**To do:** Copy exactly, and only, the lines below from the first through the one containing "(40,0) rectangle (1351,713);", both included; pictures are omitted.

**Data lines:**
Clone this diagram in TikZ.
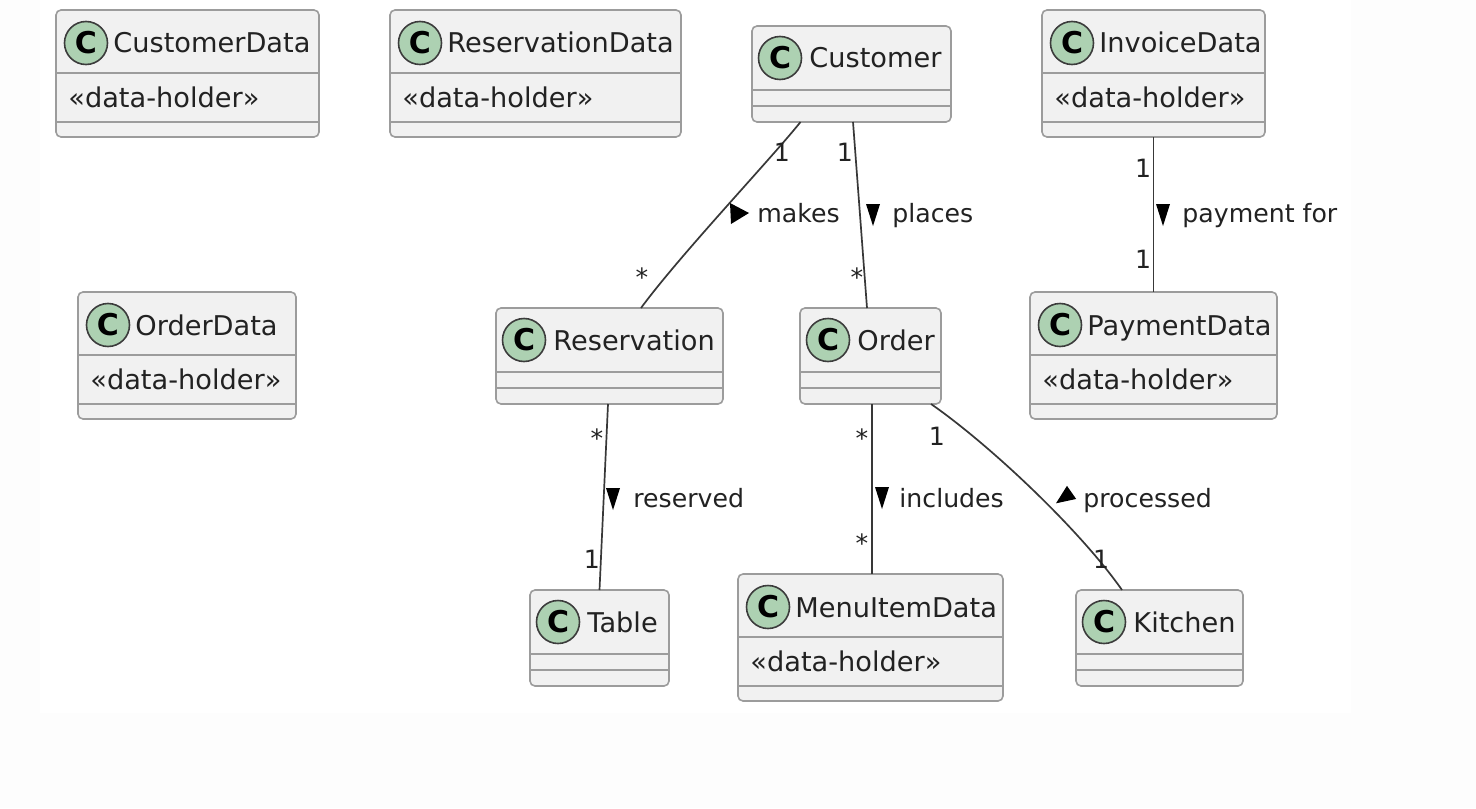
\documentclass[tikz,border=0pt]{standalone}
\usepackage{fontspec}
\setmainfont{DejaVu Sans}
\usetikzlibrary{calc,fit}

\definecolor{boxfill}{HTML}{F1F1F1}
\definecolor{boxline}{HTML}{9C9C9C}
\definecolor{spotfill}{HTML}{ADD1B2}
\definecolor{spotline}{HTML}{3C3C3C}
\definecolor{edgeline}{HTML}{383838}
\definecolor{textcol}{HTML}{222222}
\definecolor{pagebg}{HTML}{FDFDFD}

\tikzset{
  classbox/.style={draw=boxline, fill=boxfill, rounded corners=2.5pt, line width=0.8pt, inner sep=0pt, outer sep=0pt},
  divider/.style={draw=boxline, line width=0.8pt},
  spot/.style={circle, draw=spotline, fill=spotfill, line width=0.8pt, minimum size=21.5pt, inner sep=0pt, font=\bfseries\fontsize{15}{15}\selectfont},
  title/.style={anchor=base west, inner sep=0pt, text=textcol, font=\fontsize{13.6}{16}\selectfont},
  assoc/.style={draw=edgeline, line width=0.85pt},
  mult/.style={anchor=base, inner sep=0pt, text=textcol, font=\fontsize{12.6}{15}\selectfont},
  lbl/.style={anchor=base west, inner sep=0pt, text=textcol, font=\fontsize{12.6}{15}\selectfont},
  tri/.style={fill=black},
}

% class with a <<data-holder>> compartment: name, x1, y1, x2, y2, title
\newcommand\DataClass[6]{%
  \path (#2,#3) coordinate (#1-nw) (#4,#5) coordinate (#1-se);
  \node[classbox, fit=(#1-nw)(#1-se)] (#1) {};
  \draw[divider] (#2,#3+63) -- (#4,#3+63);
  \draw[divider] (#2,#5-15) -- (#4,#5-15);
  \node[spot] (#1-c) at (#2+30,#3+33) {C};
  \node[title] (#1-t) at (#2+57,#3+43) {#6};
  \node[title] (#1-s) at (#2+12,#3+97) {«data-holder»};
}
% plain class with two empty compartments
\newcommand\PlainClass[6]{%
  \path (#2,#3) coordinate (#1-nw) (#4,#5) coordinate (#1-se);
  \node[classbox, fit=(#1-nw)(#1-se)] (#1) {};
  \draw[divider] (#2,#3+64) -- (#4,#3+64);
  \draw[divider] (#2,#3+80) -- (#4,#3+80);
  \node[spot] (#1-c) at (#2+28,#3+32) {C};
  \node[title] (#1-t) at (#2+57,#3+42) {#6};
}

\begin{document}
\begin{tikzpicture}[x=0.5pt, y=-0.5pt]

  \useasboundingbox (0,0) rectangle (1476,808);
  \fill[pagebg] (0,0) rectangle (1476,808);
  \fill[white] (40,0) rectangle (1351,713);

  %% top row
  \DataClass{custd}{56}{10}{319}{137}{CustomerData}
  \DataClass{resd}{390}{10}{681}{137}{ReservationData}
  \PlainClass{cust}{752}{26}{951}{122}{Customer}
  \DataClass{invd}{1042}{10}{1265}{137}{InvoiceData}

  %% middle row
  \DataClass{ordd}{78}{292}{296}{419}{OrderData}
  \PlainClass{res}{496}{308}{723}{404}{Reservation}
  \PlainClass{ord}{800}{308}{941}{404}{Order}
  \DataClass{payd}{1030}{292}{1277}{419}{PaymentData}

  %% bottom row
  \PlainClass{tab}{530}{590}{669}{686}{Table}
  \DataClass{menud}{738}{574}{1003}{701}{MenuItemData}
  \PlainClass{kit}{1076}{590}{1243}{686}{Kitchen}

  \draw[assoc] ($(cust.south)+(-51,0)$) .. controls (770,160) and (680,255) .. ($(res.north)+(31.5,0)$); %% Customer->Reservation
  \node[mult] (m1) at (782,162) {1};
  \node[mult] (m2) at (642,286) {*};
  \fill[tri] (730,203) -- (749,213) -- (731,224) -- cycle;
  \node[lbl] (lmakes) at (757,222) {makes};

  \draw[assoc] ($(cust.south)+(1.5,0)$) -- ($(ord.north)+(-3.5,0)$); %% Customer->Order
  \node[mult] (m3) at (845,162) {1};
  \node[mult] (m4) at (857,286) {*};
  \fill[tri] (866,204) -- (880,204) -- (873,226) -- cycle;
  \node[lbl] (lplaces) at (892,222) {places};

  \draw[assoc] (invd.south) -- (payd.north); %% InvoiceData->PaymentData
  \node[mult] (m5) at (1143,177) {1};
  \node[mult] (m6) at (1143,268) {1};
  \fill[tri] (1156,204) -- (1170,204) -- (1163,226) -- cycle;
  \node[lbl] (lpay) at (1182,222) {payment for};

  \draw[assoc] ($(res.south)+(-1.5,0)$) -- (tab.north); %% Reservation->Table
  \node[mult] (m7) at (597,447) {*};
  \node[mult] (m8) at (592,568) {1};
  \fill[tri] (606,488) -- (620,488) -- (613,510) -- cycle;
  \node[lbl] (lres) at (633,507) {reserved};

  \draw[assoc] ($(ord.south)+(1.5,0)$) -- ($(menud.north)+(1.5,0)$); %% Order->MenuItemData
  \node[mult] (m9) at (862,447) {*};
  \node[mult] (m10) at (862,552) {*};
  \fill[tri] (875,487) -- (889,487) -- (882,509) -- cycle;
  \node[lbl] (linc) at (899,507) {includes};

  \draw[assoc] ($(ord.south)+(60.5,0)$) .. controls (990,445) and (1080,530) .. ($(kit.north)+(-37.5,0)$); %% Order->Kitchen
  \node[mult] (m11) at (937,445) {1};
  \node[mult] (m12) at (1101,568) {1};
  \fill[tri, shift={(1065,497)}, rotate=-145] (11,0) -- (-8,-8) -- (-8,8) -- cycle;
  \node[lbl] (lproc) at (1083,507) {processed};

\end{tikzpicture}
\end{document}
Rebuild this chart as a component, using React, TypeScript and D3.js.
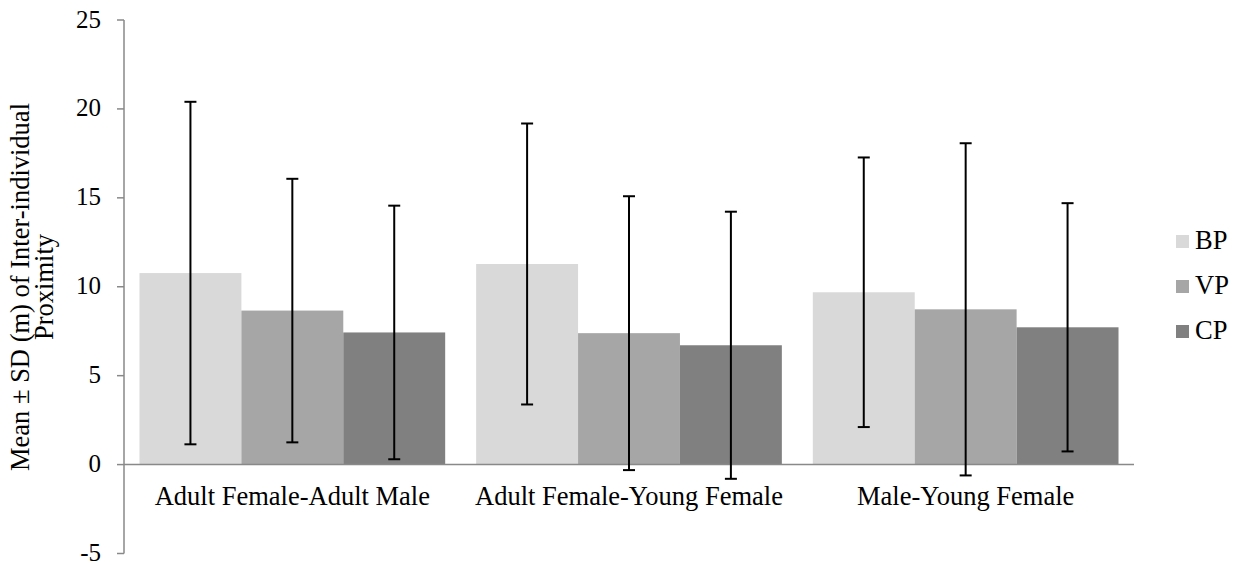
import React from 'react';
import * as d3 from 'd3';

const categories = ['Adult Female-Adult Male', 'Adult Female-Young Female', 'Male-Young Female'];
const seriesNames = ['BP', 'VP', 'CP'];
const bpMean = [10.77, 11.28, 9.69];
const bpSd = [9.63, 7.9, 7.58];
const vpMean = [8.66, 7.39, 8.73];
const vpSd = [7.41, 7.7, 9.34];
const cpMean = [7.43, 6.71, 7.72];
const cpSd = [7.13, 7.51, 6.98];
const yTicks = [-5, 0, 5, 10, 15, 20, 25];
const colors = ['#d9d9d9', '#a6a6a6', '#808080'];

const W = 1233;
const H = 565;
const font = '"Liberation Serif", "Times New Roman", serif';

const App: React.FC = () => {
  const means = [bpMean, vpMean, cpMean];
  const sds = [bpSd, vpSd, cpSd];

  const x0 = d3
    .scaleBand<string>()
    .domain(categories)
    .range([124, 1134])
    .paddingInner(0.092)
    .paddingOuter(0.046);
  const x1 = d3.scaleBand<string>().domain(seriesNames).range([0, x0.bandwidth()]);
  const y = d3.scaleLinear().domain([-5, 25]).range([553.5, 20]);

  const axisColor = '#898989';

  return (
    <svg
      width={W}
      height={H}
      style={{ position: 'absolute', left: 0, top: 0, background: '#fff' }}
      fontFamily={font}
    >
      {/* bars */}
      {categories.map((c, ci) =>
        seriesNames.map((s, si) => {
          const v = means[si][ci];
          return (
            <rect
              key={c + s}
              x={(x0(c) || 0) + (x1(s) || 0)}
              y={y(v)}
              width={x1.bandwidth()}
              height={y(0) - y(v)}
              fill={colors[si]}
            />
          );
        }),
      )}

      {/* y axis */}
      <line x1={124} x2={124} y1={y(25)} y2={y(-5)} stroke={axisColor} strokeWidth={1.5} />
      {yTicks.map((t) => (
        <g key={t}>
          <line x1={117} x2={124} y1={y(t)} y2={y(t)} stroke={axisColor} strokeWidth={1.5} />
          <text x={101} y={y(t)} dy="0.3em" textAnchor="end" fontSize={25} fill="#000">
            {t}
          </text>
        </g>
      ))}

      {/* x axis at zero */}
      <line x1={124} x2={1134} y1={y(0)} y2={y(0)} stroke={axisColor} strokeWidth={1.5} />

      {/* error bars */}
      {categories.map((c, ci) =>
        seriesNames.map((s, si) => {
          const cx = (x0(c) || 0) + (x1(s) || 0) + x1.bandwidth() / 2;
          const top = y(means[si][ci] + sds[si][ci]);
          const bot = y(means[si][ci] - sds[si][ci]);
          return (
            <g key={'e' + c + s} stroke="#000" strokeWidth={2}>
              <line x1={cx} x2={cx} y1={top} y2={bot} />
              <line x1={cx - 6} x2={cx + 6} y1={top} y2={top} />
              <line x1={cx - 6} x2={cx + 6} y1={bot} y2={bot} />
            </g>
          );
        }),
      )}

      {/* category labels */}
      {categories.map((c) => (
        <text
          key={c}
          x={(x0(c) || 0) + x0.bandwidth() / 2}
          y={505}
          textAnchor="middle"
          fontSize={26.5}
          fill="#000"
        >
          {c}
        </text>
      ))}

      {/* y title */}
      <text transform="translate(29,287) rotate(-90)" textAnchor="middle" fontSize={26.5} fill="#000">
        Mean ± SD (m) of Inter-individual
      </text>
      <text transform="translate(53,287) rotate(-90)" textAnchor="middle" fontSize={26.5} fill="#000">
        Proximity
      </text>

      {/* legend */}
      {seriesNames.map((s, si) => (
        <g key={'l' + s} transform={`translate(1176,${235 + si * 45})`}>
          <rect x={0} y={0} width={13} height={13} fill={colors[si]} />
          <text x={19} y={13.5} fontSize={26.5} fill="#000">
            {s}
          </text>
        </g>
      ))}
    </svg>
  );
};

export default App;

**Task result:**
Clone this diagram in TikZ.
\documentclass[tikz,border=0pt]{standalone}
\usepackage{fontspec}
\setmainfont{DejaVu Sans}
\usetikzlibrary{calc,fit}

\definecolor{boxfill}{HTML}{F1F1F1}
\definecolor{boxline}{HTML}{9C9C9C}
\definecolor{spotfill}{HTML}{ADD1B2}
\definecolor{spotline}{HTML}{3C3C3C}
\definecolor{edgeline}{HTML}{383838}
\definecolor{textcol}{HTML}{222222}
\definecolor{pagebg}{HTML}{FDFDFD}

\tikzset{
  classbox/.style={draw=boxline, fill=boxfill, rounded corners=2.5pt, line width=0.8pt, inner sep=0pt, outer sep=0pt},
  divider/.style={draw=boxline, line width=0.8pt},
  spot/.style={circle, draw=spotline, fill=spotfill, line width=0.8pt, minimum size=21.5pt, inner sep=0pt, font=\bfseries\fontsize{15}{15}\selectfont},
  title/.style={anchor=base west, inner sep=0pt, text=textcol, font=\fontsize{13.6}{16}\selectfont},
  assoc/.style={draw=edgeline, line width=0.85pt},
  mult/.style={anchor=base, inner sep=0pt, text=textcol, font=\fontsize{12.6}{15}\selectfont},
  lbl/.style={anchor=base west, inner sep=0pt, text=textcol, font=\fontsize{12.6}{15}\selectfont},
  tri/.style={fill=black},
}

% class with a <<data-holder>> compartment: name, x1, y1, x2, y2, title
\newcommand\DataClass[6]{%
  \path (#2,#3) coordinate (#1-nw) (#4,#5) coordinate (#1-se);
  \node[classbox, fit=(#1-nw)(#1-se)] (#1) {};
  \draw[divider] (#2,#3+63) -- (#4,#3+63);
  \draw[divider] (#2,#5-15) -- (#4,#5-15);
  \node[spot] (#1-c) at (#2+30,#3+33) {C};
  \node[title] (#1-t) at (#2+57,#3+43) {#6};
  \node[title] (#1-s) at (#2+12,#3+97) {«data-holder»};
}
% plain class with two empty compartments
\newcommand\PlainClass[6]{%
  \path (#2,#3) coordinate (#1-nw) (#4,#5) coordinate (#1-se);
  \node[classbox, fit=(#1-nw)(#1-se)] (#1) {};
  \draw[divider] (#2,#3+64) -- (#4,#3+64);
  \draw[divider] (#2,#3+80) -- (#4,#3+80);
  \node[spot] (#1-c) at (#2+28,#3+32) {C};
  \node[title] (#1-t) at (#2+57,#3+42) {#6};
}

\begin{document}
\begin{tikzpicture}[x=0.5pt, y=-0.5pt]

  \useasboundingbox (0,0) rectangle (1476,808);
  \fill[pagebg] (0,0) rectangle (1476,808);
  \fill[white] (40,0) rectangle (1351,713);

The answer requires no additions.